Sixty-eight percent of Americans have no Muslim friends, and nearly 90 percent have never been to a mosque, he said.
Aslan's presentation, "Beyond Fundamentalism: Religion, Tolerance and the Modern World," concluded the university's Forum series this year.
Aslan is the host of the CNN spiritual adventure series "Believer," in which he participates in endurance worship, rituals and rites of passage to learn about worlds that have been molded by faith and tradition.
Aslan has also appeared on "The Daily Show" and "The Colbert Report," among other high-profile outlets.
He has written two books on religion: "No god but God: The Origins, Evolution, and Future of Islam" and "Zealot: The Life and Times of Jesus of Nazareth."
There were 372 mass shootings in the U.S. in 2015 and nearly all of them were unrelated to Islamic terrorism, Aslan said.
"You are more likely to be shot by a toddler in the U.S. than you are by an Islamic terrorist," he said.
By far, more Americans have died at the hand of right-wing terrorists than Islamic terrorists, Aslan said.
Even in the aftermath of 9/11 nearly 15 years ago, "there really wasn't an overwhelming backlash against Muslims in this country," he said.
But there is a 20 percent increase in anti-Muslim sentiment in this country since then. The rise of al-Qaida and ISIS is a factor but a small one, Aslan said.
"By the tens of thousands, the vast majority of ISIS victims are other Muslims," he said.
Other factors are the rise of hate groups over the past 10 years — such as Jihad Watch, Atlas Shrugs, and Middle East Forum — and the media and politicians who push the anti-Muslim propaganda. The two Republican presidential front runners, Ted Cruz and Donald Trump, respectively, want armed police patroling Muslim neighborhoods and keeping Muslims from coming into the U.S., Aslan said.

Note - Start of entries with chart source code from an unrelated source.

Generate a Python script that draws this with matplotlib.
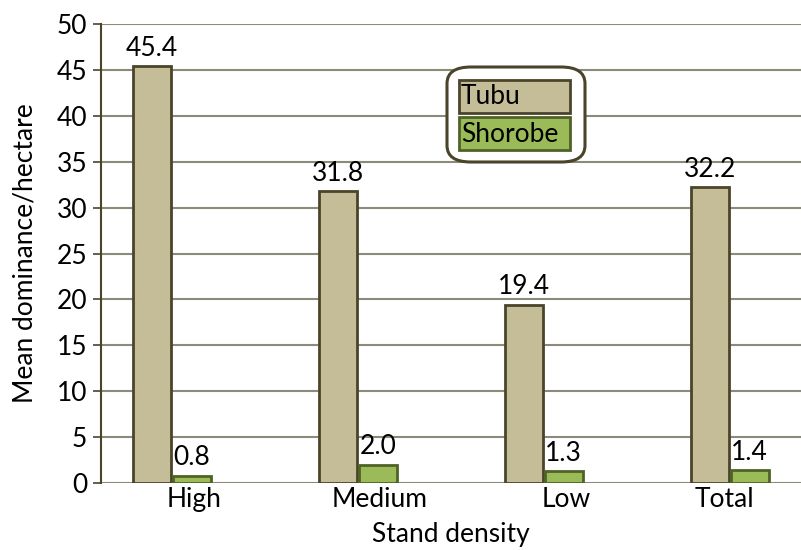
import numpy as np
import matplotlib.pyplot as plt
from matplotlib.patches import Rectangle, FancyBboxPatch
from matplotlib.transforms import ScaledTranslation

plt.rcParams['font.family'] = ['Lato', 'DejaVu Sans']

categorias = ["High", "Medium", "Low", "Total"]
tubu = [45.4, 31.8, 19.4, 32.2]
shorobe = [0.8, 2.0, 1.3, 1.4]

color_tubu = "#C4BD97"
borde_tubu = "#4A452A"
color_shorobe = "#9BBB59"
borde_shorobe = "#4F6228"
color_rejilla = "#8C8A78"
letra = 19

fig = plt.figure(figsize=(8.01, 5.5), dpi=100)
# el eje empieza en x=101 px y llega al borde derecho de la figura
ax = fig.add_axes([101 / 801, 67 / 550, 700 / 801, 459 / 550])

x = np.arange(len(categorias))
ancho = 0.205
b1 = ax.bar(x - 0.228, tubu, ancho, color=color_tubu, edgecolor=borde_tubu, linewidth=2, zorder=3)
b2 = ax.bar(x - 0.012, shorobe, ancho, color=color_shorobe, edgecolor=borde_shorobe, linewidth=2, zorder=3)

for barras, valores in ((b1, tubu), (b2, shorobe)):
    for b, v in zip(barras, valores):
        ax.annotate(f"{v:.1f}", (b.get_x() + b.get_width() / 2, v), xytext=(0, 4),
                    textcoords="offset points", ha="center", va="bottom", fontsize=letra, zorder=4)

ax.set_xlim(-0.5, -0.5 + 700 / 186)
ax.set_ylim(0, 50)
ax.set_yticks(range(0, 51, 5))
ax.set_xticks(x)
ax.set_xticklabels(categorias)
ax.tick_params(axis="x", length=0, labelsize=letra, pad=3)
ax.tick_params(axis="y", length=6, width=1.2, color="#4A452A", labelsize=letra, pad=4)
ax.yaxis.grid(True, color=color_rejilla, linewidth=1.5, zorder=0)
ax.set_axisbelow(True)

# la última etiqueta queda recogida hacia dentro del gráfico
ultima = ax.get_xticklabels()[-1]
ultima.set_transform(ultima.get_transform() + ScaledTranslation(-0.28, 0, fig.dpi_scale_trans))

for lado in ("top", "right", "bottom"):
    ax.spines[lado].set_visible(False)
ax.spines["left"].set_color("#4A452A")
ax.spines["left"].set_linewidth(1.5)

ax.set_ylabel("Mean dominance/hectare", fontsize=letra, labelpad=14)
ax.set_xlabel("Stand density", fontsize=letra, labelpad=7)

# leyenda con el texto dentro de los rectángulos de color
caja = FancyBboxPatch((447 / 801, (550 - 162) / 550), 138 / 801, 95 / 550,
                      boxstyle="round,pad=0,rounding_size=0.03", transform=fig.transFigure,
                      facecolor="white", edgecolor="#4A452A", linewidth=2.2, zorder=5)
fig.add_artist(caja)
entradas = [("Tubu", color_tubu, borde_tubu, 80), ("Shorobe", color_shorobe, borde_shorobe, 117)]
for nombre, cara, borde, arriba in entradas:
    r = Rectangle((459 / 801, (550 - arriba - 33) / 550), 111 / 801, 33 / 550,
                  transform=fig.transFigure, facecolor=cara, edgecolor=borde, linewidth=2, zorder=6)
    fig.add_artist(r)
    fig.text(461 / 801, (550 - arriba - 17) / 550, nombre, fontsize=letra,
             ha="left", va="center", zorder=7)

fig.savefig("out.png", dpi=100)
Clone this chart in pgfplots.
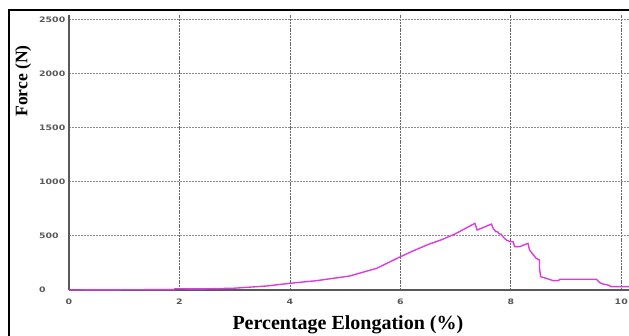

"These views are crazy, but they are pretty mainstream," he said. "Forty percent of Americans want a registry of Muslims, and over 50 percent of Americans want a shutdown of Muslim entries into the U.S."
The rhetoric of Cruz and Trump "is hugely damaging to our security. There are real consequences in that rhetoric," he said.
Bigotry is a fear, not a lack of knowledge, "and no amount of information is going to change this," Aslan said.
Muslims make up just 1 percent of the U.S. population, and surveys show they are the least likely of any religious group to support the use of violence in this country for any reason, he said.
In decades past, there were anti-Catholic and anti-Jewish movements in the U.S. A generation from now, we will look at today's anti-Muslim sentiments with shame, Aslan said.
"We will find somebody else to hate, but it's going to happen. But it requires a slow building of relationships," he said. "Together, we can all keep America beautiful. That's my challenge to you."